Chapter 9: LUCY, November 2010

Lucy is helping Jackie write a text to her high school boyfriend, who doesn’t yet know she is dating Stuart, when CJ calls her. Lucy thinks about CJ and the person who most formed her character, Marilyn. In high school, CJ ran away home to live in California with Marilyn. Wealthy thanks to a divorce settlement, Marilyn devotes her life to travel and to AIDS advocacy in the developing world. Together, she and CJ build a collection of jewelry souvenirs. When Marilyn dies, CJ pours the jewelry on her bed and sleeps surrounded by it. Lucy connects her ambition to be a travel writer to Marilyn’s love of travel. CJ returns to the East Coast when she falls in love with Ben, whom she meets at a Fleetwood Mac concert. Lucy remembers thinking of CJ as “Mommy” and later as “Mom,” but since early in Lucy’s freshman year of high school, she has only been “CJ.” 

Chapter 10: STEPHEN December 2010

Finding Lucy crying outside the Ugly Christmas Sweater party, Stephen sees his chance to get her attention. They walk toward Stephen’s dorm, and he tries to draw out what is upsetting her, telling her his family is also dysfunctional and mentioning his mother’s bipolar disorder. When Stephen was eleven, Nora disappeared for a week, taking along his four-year-old sister. Although his father finally divorced Nora following that incident, Stephen remains fixated on her, despite her many failings. Drunk and high from the party, Stephen offers Lucy wine when they get to his room. She tells him about the Unforgivable Thing, and though he is distracted by her flushed cheeks and her breasts, he pretends to empathize and comforts her. Exhausted, she asks to sleep in his room again. Although Stephen is aroused by her, he does not make an advance, reasoning that having her in his bed means she will have sex with him soon. 

Analysis  

Stephen’s offer of tequila to Lucy in Chapter 7 illustrates the role alcohol plays in the book, both as a means to encourage social connection and to facilitate manipulative behavior. When the alcohol runs out at Wrigley’s party, Lucy “needs” one more drink, a choice of words that underscores Lucy’s pragmatic use of alcohol to fuel her tolerance for Baird’s party scene. She feels alone without her friends in that moment, and alcohol will allow her to overcome her social anxiety in their absence. Stephen’s arrival with his flask of tequila suggests the appearance of a savior in this moment. The tequila represents the sense of belonging he can offer Lucy when he chooses to. However, alcohol is a false means of finding comfort in social settings, as demonstrated by Lucy’s vomiting in Stephen’s room later. Throughout the book, Lucy drinks to the point of becoming ill, including in the opening scene in 2017, when she wakes up with a hangover. This is an indication that the tool that allows her to move through her social world is simultaneously taking a toll on her physical health, a trade-off she accepts to ease her anxiety. 
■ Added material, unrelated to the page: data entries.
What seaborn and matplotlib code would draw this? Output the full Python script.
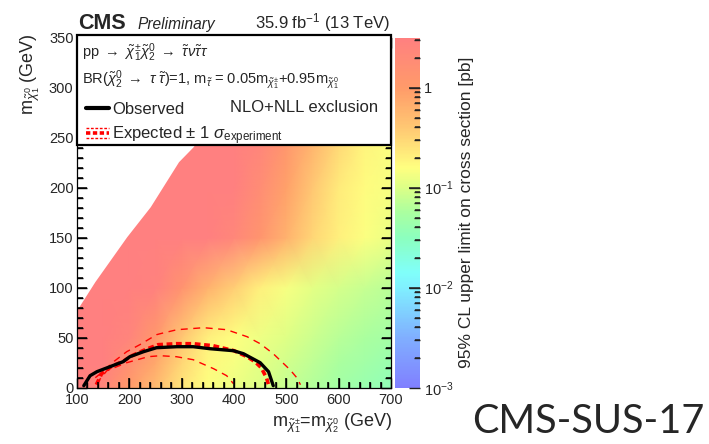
import numpy as np
import matplotlib
matplotlib.use("Agg")
import matplotlib.pyplot as plt
import matplotlib.transforms as mtransforms
import seaborn as sns
from matplotlib.colors import LinearSegmentedColormap, LogNorm
from matplotlib.ticker import MultipleLocator, LogLocator, FixedLocator, FixedFormatter, NullFormatter
from matplotlib.legend_handler import HandlerBase
from matplotlib.lines import Line2D
from matplotlib.patches import Rectangle

# ---------------- data ----------------
# grid nodes: m(chi2) = m(chi1+-) [GeV] and m(LSP) [GeV]
m_chi2_nodes = [100, 150, 200, 250, 300, 350, 400, 450, 500, 550, 600, 650, 700]
m_lsp_nodes = [0, 25, 50, 100, 150, 200, 250]
# log10 of the 95% CL upper limit on the cross section [pb], one row per m_lsp node
log_limit_lsp0 = [0.6, 0.35, 0.0, -0.3, -0.62, -0.8, -0.9, -1.0, -1.1, -1.2, -1.3, -1.38, -1.45]
log_limit_lsp25 = [0.7, 0.55, 0.2, -0.12, -0.5, -0.75, -0.85, -0.95, -1.05, -1.15, -1.24, -1.31, -1.38]
log_limit_lsp50 = [0.8, 0.7, 0.4, 0.05, -0.38, -0.7, -0.8, -0.9, -0.98, -1.08, -1.17, -1.24, -1.3]
log_limit_lsp100 = [1.0, 0.9, 0.7, 0.45, 0.15, -0.2, -0.45, -0.7, -0.85, -0.95, -1.04, -1.1, -1.17]
log_limit_lsp150 = [1.0, 1.0, 1.0, 1.0, 0.75, 0.55, 0.35, 0.1, -0.2, -0.5, -0.7, -0.82, -0.92]
log_limit_lsp200 = [1.0, 1.0, 1.0, 1.0, 1.0, 0.9, 0.55, 0.25, -0.05, -0.4, -0.65, -0.78, -0.85]
log_limit_lsp250 = [1.0, 1.0, 1.0, 1.0, 1.0, 1.0, 0.7, 0.4, 0.1, -0.2, -0.5, -0.72, -0.82]

# edge of the scanned region (no signal points above it)
edge_m_chi2 = [100, 134, 195, 240, 294, 322, 400]
edge_m_lsp = [78, 106, 151, 181, 226, 241, 300]

# exclusion contours
obs_m_chi2 = [113, 125, 138, 163, 188, 201, 227, 252, 291, 322, 354, 399, 418, 450, 466, 475]
obs_m_lsp = [2, 12, 16, 21, 26, 31, 36, 40, 41, 41, 39, 37, 34, 25, 16, 2]
exp_m_chi2 = [137, 147, 165, 190, 205, 230, 255, 290, 322, 360, 400, 425, 440, 452, 462, 466]
exp_m_lsp = [3, 14, 21, 27, 32, 38, 43, 44, 44, 42, 37, 31, 26, 20, 10, 3]
exp_up_m_chi2 = [135, 147, 170, 195, 220, 252, 259, 291, 342, 386, 425, 450, 475, 507, 520, 527]
exp_up_m_lsp = [10, 15, 26, 36, 43, 53, 54, 58, 60, 58, 51, 44, 34, 18, 10, 3]
exp_dn_m_chi2 = [137, 157, 195, 236, 259, 290, 322, 361, 386, 399]
exp_dn_m_lsp = [4, 17, 25, 31, 32, 31, 28, 19, 12, 4]

cbar_ticks = [1e-3, 1e-2, 1e-1, 1]
cbar_ticklabels = ["$10^{-3}$", "$10^{-2}$", "$10^{-1}$", "1"]

# ---------------- style ----------------
sns.set_theme(style="ticks")
plt.rcParams["font.family"] = ["Liberation Sans", "DejaVu Sans"]
plt.rcParams["mathtext.fontset"] = "custom"
plt.rcParams["mathtext.rm"] = "Liberation Sans"
plt.rcParams["mathtext.it"] = "Liberation Sans:italic"
plt.rcParams["mathtext.bf"] = "Liberation Sans:bold"
plt.rcParams["mathtext.sf"] = "Liberation Sans"
plt.rcParams["axes.axisbelow"] = False
plt.rcParams["axes.edgecolor"] = "black"
plt.rcParams["axes.linewidth"] = 0.9

W, H = 709, 444
fig = plt.figure(figsize=(W / 100, H / 100), dpi=100)


def fx(px):
    return px / W


def fy(py):
    return 1 - py / H


ax_l, ax_r, ax_t, ax_b = 77, 391, 37.7, 387.7
ax = fig.add_axes([fx(ax_l), fy(ax_b), (ax_r - ax_l) / W, (ax_b - ax_t) / H])
cax = fig.add_axes([fx(395), fy(ax_b), 25 / W, (ax_b - ax_t) / H])

# palette: ROOT rainbow seen through 50% transparency
lo, hi = -3.0, 0.5
stops = [(-3.0, (128, 128, 255)), (-2.5, (128, 175, 255)), (-2.0, (128, 240, 255)),
         (-1.85, (128, 255, 250)), (-1.5, (140, 255, 190)), (-1.25, (170, 255, 160)),
         (-1.0, (220, 255, 135)), (-0.8, (255, 255, 128)), (-0.4, (255, 200, 115)),
         (0.0, (255, 155, 105)), (0.5, (255, 128, 128))]
cmap = LinearSegmentedColormap.from_list(
    "cmsrainbow", [((v - lo) / (hi - lo), tuple(c / 255 for c in col)) for v, col in stops])

Z = np.array([log_limit_lsp0, log_limit_lsp25, log_limit_lsp50, log_limit_lsp100,
              log_limit_lsp150, log_limit_lsp200, log_limit_lsp250])
X, Y = np.meshgrid(m_chi2_nodes, m_lsp_nodes)
mesh = ax.pcolormesh(X, Y, 10 ** Z, cmap=cmap, norm=LogNorm(vmin=10 ** lo, vmax=10 ** hi),
                     shading="gouraud", zorder=0)

# region outside the scan
ax.fill_between(edge_m_chi2, edge_m_lsp, 400, color="white", lw=0, zorder=1)

# contours
sns.lineplot(x=exp_up_m_chi2, y=exp_up_m_lsp, sort=False, estimator=None, ax=ax,
             color="#ff0000", lw=1.0, linestyle=(0, (5, 4)), zorder=3)
sns.lineplot(x=exp_dn_m_chi2, y=exp_dn_m_lsp, sort=False, estimator=None, ax=ax,
             color="#ff0000", lw=1.0, linestyle=(0, (5, 4)), zorder=3)
sns.lineplot(x=exp_m_chi2, y=exp_m_lsp, sort=False, estimator=None, ax=ax,
             color="#ff0000", lw=2.6, linestyle=(0, (1.6, 1.0)), zorder=3)
sns.lineplot(x=obs_m_chi2, y=obs_m_lsp, sort=False, estimator=None, ax=ax,
             color="black", lw=2.4, zorder=4)

ax.set_xlim(100, 700)
ax.set_ylim(0, 350)
ax.set(xlabel=None, ylabel=None)
ax.xaxis.set_major_locator(MultipleLocator(100))
ax.xaxis.set_minor_locator(MultipleLocator(20))
ax.yaxis.set_major_locator(MultipleLocator(50))
ax.yaxis.set_minor_locator(MultipleLocator(10))
ax.tick_params(which="both", direction="in", top=True, right=True, bottom=True, left=True,
               color="black", width=1.0)
ax.tick_params(which="major", length=7, labelsize=10.5)
ax.tick_params(which="minor", length=4)
ax.tick_params(axis="x", which="major", pad=4)
ax.tick_params(axis="y", which="major", pad=2.5)

# colorbar
cb = fig.colorbar(mesh, cax=cax)
cb.outline.set_visible(False)
cax.yaxis.set_major_locator(FixedLocator(cbar_ticks))
cax.yaxis.set_major_formatter(FixedFormatter(cbar_ticklabels))
cax.yaxis.set_minor_locator(LogLocator(base=10, subs=np.arange(2, 10)))
cax.yaxis.set_minor_formatter(NullFormatter())
cax.tick_params(which="both", direction="in", right=True, left=False, color="#222222", width=1.0)
cax.tick_params(which="major", length=8, labelsize=10.5, pad=3)
cax.tick_params(which="minor", length=4)
fig.text(fx(466), fy(212), "95% CL upper limit on cross section [pb]", rotation=90,
         ha="center", va="center", fontsize=12.5)

# legend box
ax.add_patch(Rectangle((0, (ax_b - 145) / (ax_b - ax_t)), 1, (145 - 35) / (ax_b - ax_t),
                       transform=ax.transAxes, fc="white", ec="black", lw=1.6,
                       zorder=4.9, clip_on=False))
fig.text(fx(82), fy(53),
         r"pp $\rightarrow$ $\tilde{\chi}^{\pm}_{1}\tilde{\chi}^{0}_{2}$ $\rightarrow$ $\tilde{\tau}\nu\tilde{\tau}\tau$",
         fontsize=10.5, va="center", ha="left")
fig.text(fx(82), fy(80),
         r"BR($\tilde{\chi}^{0}_{2}$ $\rightarrow$ $\tau$ $\tilde{\tau}$)=1, m$_{\tilde{\tau}}$ = 0.05m$_{\tilde{\chi}^{\pm}_{1}}$+0.95m$_{\tilde{\chi}^{0}_{1}}$",
         fontsize=10.5, va="center", ha="left")
fig.text(fx(230), fy(108), "NLO+NLL exclusion", fontsize=12, va="center", ha="left")


class TripleDash(HandlerBase):
    def create_artists(self, legend, orig_handle, xdescent, ydescent, width, height, fontsize, trans):
        arts = []
        for frac, lw, dash in [(0.95, 1.0, (2.0, 1.2)), (0.5, 2.6, (1.2, 0.7)), (0.05, 1.0, (2.0, 1.2))]:
            yv = -ydescent + height * frac
            ln = Line2D([-xdescent, -xdescent + width], [yv, yv], color="#ff0000", lw=lw,
                        linestyle=(0, dash), transform=trans)
            arts.append(ln)
        return arts


h_obs = Line2D([], [], color="black", lw=3)
h_exp = Line2D([], [], color="#ff0000", lw=2.6)
fig.legend([h_obs, h_exp], ["Observed", r"Expected $\pm$ 1 $\sigma_{\mathrm{experiment}}$"],
           handler_map={h_exp: TripleDash()}, loc="upper left",
           bbox_to_anchor=(fx(86), fy(102)), frameon=False, fontsize=12,
           handlelength=1.4, handletextpad=0.15, labelspacing=0.42, borderpad=0,
           borderaxespad=0)

# axis titles
fig.text(fx(392), fy(423), r"m$_{\tilde{\chi}^{\pm}_{1}}$=m$_{\tilde{\chi}^{0}_{2}}$ (GeV)",
         ha="right", va="center", fontsize=13)
fig.text(fx(30), fy(33), r"m$_{\tilde{\chi}^{0}_{1}}$ (GeV)", rotation=90,
         ha="center", va="top", fontsize=13)

# header
fig.text(fx(78), fy(29), "CMS", fontsize=15.5, fontweight="bold", va="baseline", ha="left")
fig.text(fx(138), fy(28.5), "Preliminary", fontsize=11.2, style="italic", va="baseline", ha="left")
fig.text(fx(390), fy(28.5), r"35.9 fb$^{-1}$ (13 TeV)", fontsize=12, va="baseline", ha="right")

# slide tag
fig.text(fx(704), fy(433), "CMS-SUS-17", fontsize=28.5, family=["Lato", "DejaVu Sans"],
         va="baseline", ha="right")


# ---- inward tick marks, drawn as line collections at the axis locator positions ----
def draw_axis_ticks(a, xs_major, xs_minor, ys_major, ys_minor, col, maj_px, min_px, sides):
    bb = a.get_window_extent()
    tx = mtransforms.blended_transform_factory(a.transData, a.transAxes)
    ty = mtransforms.blended_transform_factory(a.transAxes, a.transData)
    for locs, L in [(xs_major, maj_px), (xs_minor, min_px)]:
        if len(locs) == 0:
            continue
        f = L / bb.height
        if "bottom" in sides:
            a.vlines(locs, 0, f, transform=tx, colors=col, lw=1.1, zorder=4.5, clip_on=False)
    for locs, L in [(ys_major, maj_px), (ys_minor, min_px)]:
        if len(locs) == 0:
            continue
        f = L / bb.width
        if "left" in sides:
            a.hlines(locs, 0, f, transform=ty, colors=col, lw=1.1, zorder=4.5, clip_on=False)
        if "right" in sides:
            a.hlines(locs, 1 - f, 1, transform=ty, colors=col, lw=1.1, zorder=4.5, clip_on=False)


fig.canvas.draw()
xmaj = [v for v in ax.xaxis.get_majorticklocs() if 100 < v < 700]
xmin = [v for v in ax.xaxis.get_minorticklocs() if 100 < v < 700]
ymaj = [v for v in ax.yaxis.get_majorticklocs() if 0 < v < 350]
ymin = [v for v in ax.yaxis.get_minorticklocs() if 0 < v < 350]
draw_axis_ticks(ax, xmaj, xmin, ymaj, ymin, "black", 9.5, 5.5, ("bottom", "left", "right"))
vmin, vmax = 10 ** lo, 10 ** hi
cmaj = [v for v in cax.yaxis.get_majorticklocs() if vmin < v < vmax]
cmin = [v for v in cax.yaxis.get_minorticklocs() if vmin < v < vmax]
draw_axis_ticks(cax, [], [], cmaj, cmin, "#222222", 11, 5.5, ("right",))

fig.savefig("out.png", dpi=100)
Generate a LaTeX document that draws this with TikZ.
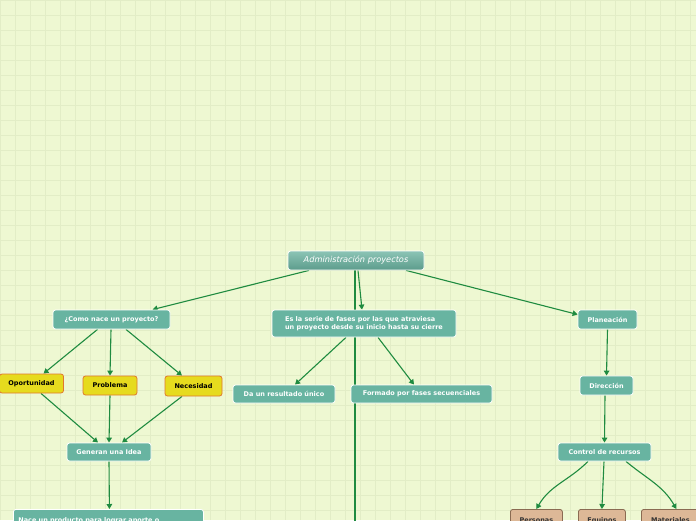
\documentclass[tikz,border=0pt]{standalone}
\usepackage{fontspec}
\setmainfont{DejaVu Sans}
\usetikzlibrary{arrows.meta,calc}
\pgfdeclarelayer{gridlayer}
\pgfdeclarelayer{linelayer}
\pgfsetlayers{gridlayer,linelayer,main}
\definecolor{bg}{HTML}{EEF8D2}
\definecolor{gridc}{HTML}{E2EDC6}
\definecolor{teal}{HTML}{68B4A1}
\definecolor{rootA}{HTML}{8CC4B5}
\definecolor{rootB}{HTML}{5C9C8C}
\definecolor{conn}{HTML}{1F8B40}
\definecolor{yel}{HTML}{E6DB1E}
\definecolor{yelb}{HTML}{E0782E}
\definecolor{tan}{HTML}{DDB897}
\definecolor{tanb}{HTML}{8A6B52}
\tikzset{
  boxfont/.style={font=\bfseries\fontsize{6.5}{7.9}\selectfont},
  topic/.style={draw=white, line width=0.8pt, fill=teal, rounded corners=2.5pt,
    text=white, boxfont, inner sep=0pt, align=center},
  yellowbox/.style={draw=yelb, line width=0.8pt, fill=yel, rounded corners=2.5pt,
    text=black, boxfont, inner sep=0pt, align=center},
  tanbox/.style={draw=tanb, line width=0.8pt, fill=tan, rounded corners=2.5pt,
    text=black!80, boxfont, inner sep=0pt, align=center},
  rootbox/.style={draw=white, line width=0.8pt, top color=rootA, bottom color=rootB, rounded corners=2.5pt,
    text=white, font=\itshape\fontsize{8.2}{9.5}\selectfont, inner sep=0pt},
  link/.style={draw=conn, line width=1.1pt, -{Triangle[length=5pt,width=5.5pt]}},
  plainlink/.style={draw=conn, line width=1.1pt},
}
\begin{document}
\begin{tikzpicture}[x=1pt,y=-1pt]
\useasboundingbox (0,0) rectangle (696,520);
\clip (0,0) rectangle (696,520);
\begin{pgfonlayer}{gridlayer}
\fill[bg] (0,0) rectangle (696,520);
\foreach \i in {0,15,...,705} {\draw[gridc, line width=0.5pt] (\i,0) -- (\i,520);}
\foreach \j in {0,15,...,525} {\draw[gridc, line width=0.5pt] (0,\j) -- (696,\j);}
\end{pgfonlayer}

% nodes
\node[rootbox, minimum width=136, minimum height=19] (root) at (356,260.5) {Administración proyectos};
\node[topic, minimum width=117, minimum height=19] (como) at (111.5,319.5) {¿Como nace un proyecto?};
\node[topic, minimum width=184, minimum height=27, align=left] (serie) at (364,323.5) {Es la serie de fases por las que atraviesa\\un proyecto desde su inicio hasta su cierre};
\node[topic, minimum width=59, minimum height=19] (plan) at (607.5,319.5) {Planeación};
\node[yellowbox, minimum width=64, minimum height=19] (oport) at (31.5,383.5) {Oportunidad};
\node[yellowbox, minimum width=54, minimum height=19] (prob) at (110,385.5) {Problema};
\node[yellowbox, minimum width=57, minimum height=20] (nec) at (193.5,386) {Necesidad};
\node[topic, minimum width=102, minimum height=18] (unico) at (284,394) {Da un resultado único};
\node[topic, minimum width=141, minimum height=18] (fases) at (421.5,394) {Formado por fases secuenciales};
\node[topic, minimum width=53, minimum height=19] (dir) at (606.5,385.5) {Dirección};
\node[topic, minimum width=84, minimum height=18] (idea) at (109,452) {Generan una Idea};
\node[topic, minimum width=93, minimum height=18] (ctrl) at (604.5,452) {Control de recursos};
\node[topic, minimum width=190, minimum height=22, anchor=north west, align=left, text width=180] (nace) at (13,509) {Nace un producto para lograr aporte o};
\node[tanbox, minimum width=52, minimum height=22, anchor=north west] (pers) at (510,509) {Personas};
\node[tanbox, minimum width=47, minimum height=22, anchor=north west] (equi) at (578,509) {Equipos};
\node[tanbox, minimum width=58, minimum height=22, anchor=north west] (mat) at (641,509) {Materiales};
\coordinate (down) at (355,540);

% connectors
\begin{pgfonlayer}{linelayer}
\draw[plainlink] ($(root.south)+(-1,0)$) -- (down);
\draw[link] ($(root.south)+(-47,0)$) -- ($(como.north)+(41,0)$);
\draw[link] ($(root.south)+(2,0)$) -- ($(serie.north)+(-2,0)$);
\draw[link] ($(root.south)+(50,0)$) -- ($(plan.west)+(0,-5)$);
\draw[link] ($(como.south)+(-14,0)$) -- ($(oport.north)+(12,0)$);
\draw[link] ($(como.south)+(-0.5,0)$) -- (prob.north);
\draw[link] ($(como.south)+(14.5,0)$) -- ($(nec.north)+(-11.5,0)$);
\draw[link] ($(oport.south)+(9.5,0)$) -- ($(idea.north)+(-11,0)$);
\draw[link] (prob.south) -- (idea.north);
\draw[link] ($(nec.south)+(-11.5,0)$) -- ($(idea.north)+(13,0)$);
\draw[link] (idea.south) -- ($(nace.north)+(1,0)$);
\draw[link] ($(serie.south)+(-18,0)$) -- ($(unico.north)+(11,0)$);
\draw[link] ($(serie.south)+(14,0)$) -- ($(fases.north)+(-7.5,0)$);
\draw[link] (plan.south) -- (dir.north);
\draw[link] ($(dir.south)+(-1.5,0)$) -- (ctrl.north);
\draw[link] ($(ctrl.south)+(-16.5,0)$) to[out=-135,in=60] (pers.north);
\draw[link] ($(ctrl.south)+(-0.5,0)$) -- (equi.north);
\draw[link] ($(ctrl.south)+(21.5,0)$) to[out=-40,in=120] ($(mat.north)+(6,0)$);
\end{pgfonlayer}
\end{tikzpicture}
\end{document}
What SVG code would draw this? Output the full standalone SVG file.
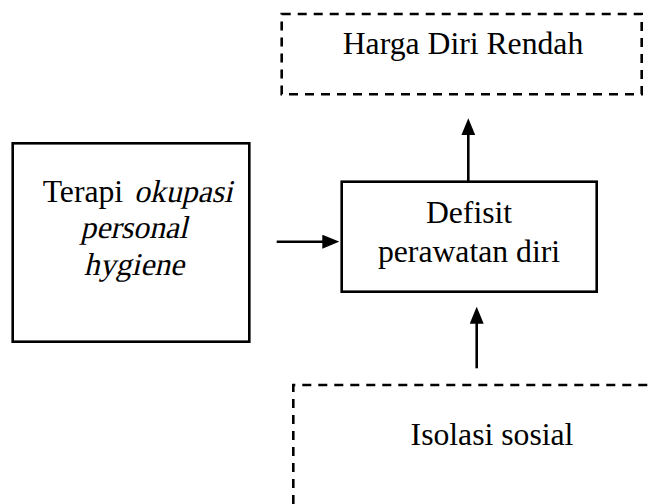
<svg xmlns="http://www.w3.org/2000/svg" width="650" height="504" viewBox="0 0 650 504">
  <style>
    .box { fill: #fff; stroke: #000; stroke-width: 2.6; }
    .dash { fill: none; stroke: #000; stroke-width: 2.6; stroke-dasharray: 9 7; }
    .t { font-family: "Liberation Serif", "Times New Roman", serif; font-size: 31.7px; fill: #000; text-anchor: middle; }
    .s { text-anchor: start; }
    .conn { stroke: #000; stroke-width: 2.6; fill: none; marker-end: url(#ah); }
  </style>
  <defs>
    <marker id="ah" viewBox="0 0 17 14" refX="9" refY="7" markerWidth="17" markerHeight="14" markerUnits="userSpaceOnUse" orient="auto">
      <path d="M0,0 L17,7 L0,14 z" fill="#000"/>
    </marker>
  </defs>
  <rect width="650" height="504" fill="#fff"/>

  <g id="harga-diri-rendah">
    <rect class="dash" x="281.7" y="14" width="360" height="80.3"/>
    <text class="t" x="463" y="54">Harga Diri Rendah</text>
  </g>

  <g id="terapi">
    <rect class="box" x="12.7" y="143.3" width="236.6" height="198.4"/>
    <text class="t s" x="42.7" y="202">Terapi</text>
    <g transform="translate(134,202) skewX(-13)"><text class="t s" x="0" y="0">okupasi</text></g>
    <g transform="translate(134,238) skewX(-13)"><text class="t" x="0" y="0">personal</text></g>
    <g transform="translate(134,275) skewX(-13)"><text class="t" x="0" y="0">hygiene</text></g>
  </g>

  <g id="defisit">
    <rect class="box" x="341.7" y="181.7" width="255" height="110"/>
    <text class="t" x="469" y="222.7">Defisit</text>
    <text class="t" x="469" y="261.7">perawatan diri</text>
  </g>

  <g id="isolasi-sosial">
    <path class="dash" d="M293.3,504 L293.3,385 L660,385"/>
    <text class="t" x="492" y="445">Isolasi sosial</text>
  </g>

  <g id="connectors">
    <line class="conn" x1="276.7" y1="241.7" x2="331.3" y2="241.7"/>
    <line class="conn" x1="468.3" y1="181.7" x2="468.3" y2="126.3"/>
    <line class="conn" x1="476.7" y1="368.3" x2="476.7" y2="314.7"/>
  </g>
</svg>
Marilyn, CJ’s aunt, is an important force in shaping both CJ’s and Lucy’s personalities. Although Lucy’s anger at CJ causes her to push her mother away and hold her in contempt, their shared connection to Marilyn reveals that Lucy and CJ are fundamentally similar. CJ’s intense wish to be like her aunt is shown in her reaction to Marilyn’s death, when CJ spreads Marilyn’s jewelry collection over her bed and sleeps in it for a week, an image that suggests her desire to literally absorb her aunt’s qualities. Lucy chooses to wear Marilyn’s sweater as a kind of armor, taking on Marilyn’s strength of character in a paradoxically soft garment. Marilyn’s life story serves as a parable for the freedom available to women who walk away from bad relationships with men who sap their strength. The Marilyn whose example inspires CJ and Lucy is the divorced Marilyn, who walks away with money and a decision to throw herself into travel and helping others rather than spending her energy on men. Marilyn’s story is a counter-example to Lucy’s growing obsession with Stephen and an example of hope for a different future. 

Lucy and Stephen share stories of their mothers in this section of the novel, which is an example of the theme of secrecy. Stephen tells Lucy about Nora’s bipolar disorder, her abduction of his sister, and his father’s ongoing emotional attachment to her. Lucy tells Stephen about the Unforgivable Thing—CJ’s affair with Gabe. For Lucy, this scene functions as emotional bonding. She is moved by Stephen’s attention to her story, which strikes her as unlike the ways men usually behave, and by his openness in sharing his own pain. However, for Stephen, the conversation serves only as a practical step toward his goal of getting Lucy to trust him enough to have sex with him. While Lucy’s story holds enormous emotional power for her, Stephen does not feel strongly about what he shares with her. By showing this scene from each of their perspectives, the novel makes it evident that when Lucy is talking, Stephen is not particularly attentive at all. While she tells her story, he is imagining her naked. The disjuncture in their experiences of the moment functions as dramatic irony, with the reader aware of Stephen’s emotional distance and manipulative nature even as Lucy believes that she is bonding with him over shared vulnerability.